Texaco Central Exploration Department
Bellaire, Texas, U.S.A.
 

R. Coen

British Gas
Houston, Texas, U.S.A.
 

Present address:

AGIP Petroleum
Houston, Texas, U.S.A.

Abstract

Salt deformation in offshore southern Gabon is represented by mobilization of an Aptian salt layer in reaction to Tertiary clastic progradation. Seismic mapping of salt bodies and associated faulting has resulted in increased understanding of the types and distribution of these salt bodies, their associated faulting patterns, and some aspects of their origin.

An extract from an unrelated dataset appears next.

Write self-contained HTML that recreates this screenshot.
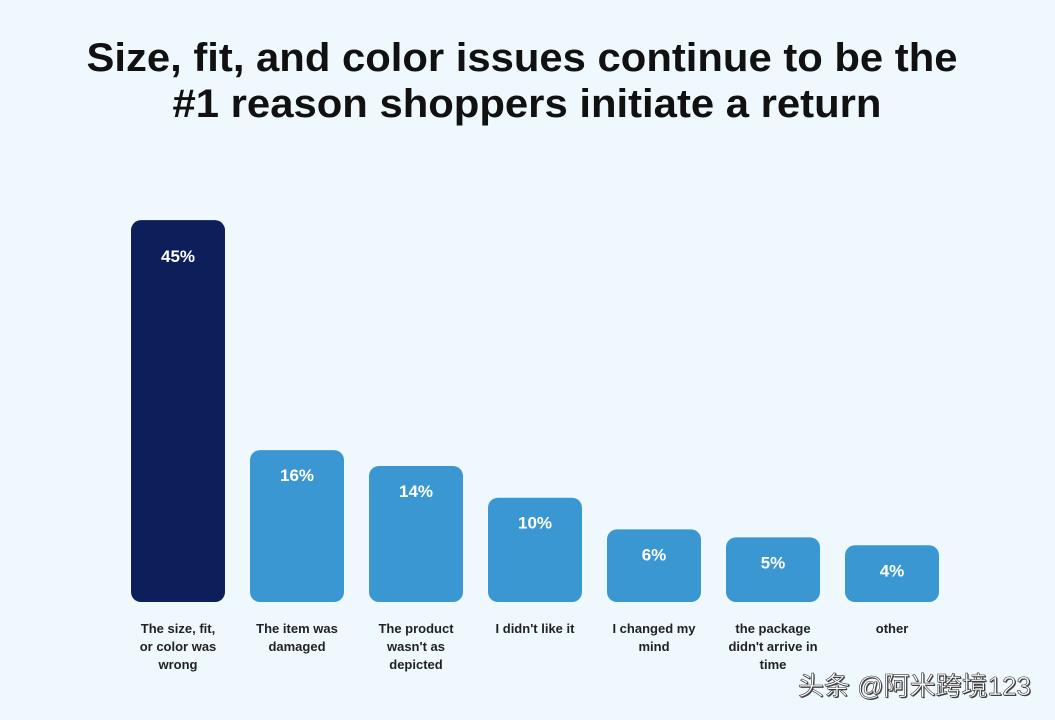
<!DOCTYPE html>
<html><head><meta charset="utf-8"><style>
html,body{margin:0;padding:0;background:#eef8fd;}
svg{display:block;font-family:"Liberation Sans","Noto Sans CJK SC",sans-serif;}
</style></head><body>
<svg width="1055" height="720" viewBox="0 0 1055 720">
<rect width="1055" height="720" fill="#eef8fd"/>
<text x="522" y="71" text-anchor="middle" font-size="40" font-weight="bold" fill="#111" textLength="871" lengthAdjust="spacingAndGlyphs">Size, fit, and color issues continue to be the</text>
<text x="527" y="117" text-anchor="middle" font-size="40" font-weight="bold" fill="#111" textLength="709" lengthAdjust="spacingAndGlyphs">#1 reason shoppers initiate a return</text>
<g id="bars"></g>
<text x="1031" y="695" text-anchor="end" font-size="26" fill="#444" transform="translate(1,1)">头条 @阿米跨境123</text>
<text x="1031" y="695" text-anchor="end" font-size="26" fill="#fff" stroke="#333" stroke-width="0.6">头条 @阿米跨境123</text>
</svg>
<script>
const categories=[["The size, fit,","or color was","wrong"],["The item was","damaged"],["The product","wasn't as","depicted"],["I didn't like it"],["I changed my","mind"],["the package","didn't arrive in","time"],["other"]];
const values=[45,16,14,10,6,5,4];
const valueLabels=["45%","16%","14%","10%","6%","5%","4%"];
const NS="http://www.w3.org/2000/svg";
const g=document.getElementById('bars');
const baseY=602, x0=131, step=119, bw=94;
function yScale(v){return baseY-(25+7.93*v);}
values.forEach((v,i)=>{
  const x=x0+i*step, y=yScale(v);
  const r=document.createElementNS(NS,'rect');
  r.setAttribute('x',x);r.setAttribute('y',y);r.setAttribute('width',bw);r.setAttribute('height',baseY-y);
  r.setAttribute('rx',10);r.setAttribute('fill',i===0?'#0c1f5b':'#3b97d1');
  
  
  g.appendChild(r);
  const t=document.createElementNS(NS,'text');
  t.setAttribute('x',x+bw/2);t.setAttribute('y',y+(v>30?42:31));t.setAttribute('text-anchor','middle');
  t.setAttribute('font-size','17');t.setAttribute('font-weight','bold');t.setAttribute('fill','#fff');
  t.textContent=valueLabels[i];
  
  
  g.appendChild(t);
  categories[i].forEach((line,j)=>{
    const c=document.createElementNS(NS,'text');
    c.setAttribute('x',x+bw/2);c.setAttribute('y',633+j*18);c.setAttribute('text-anchor','middle');
    c.setAttribute('font-size','13');c.setAttribute('font-weight','bold');c.setAttribute('fill','#222');
    c.textContent=line;
    
    
    g.appendChild(c);
  });
});
</script>
</body></html>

Away from the Tertiary depocenter, the growth history of salt swells or pillows can be determined by examining onlapping and draping seismic reflectors. Significant Tertiary clastic progradation into the area mobilized the salt and resulted in a series of linear, deep salt walls and asymmetric, basinward-dipping salt rollers, commonly associated with significant up-to-basin listric faulting. The up-to-basin faulting dominates the southern Gabon subbasin. The expansion history of associated sediments suggests that these faults expanded episodically throughout the Tertiary, continuing to present-day bathymetric fault scarps. The bias toward up-to-basin faults, to the apparent exclusion of down-to-basin expansion faults, remains enigmatic.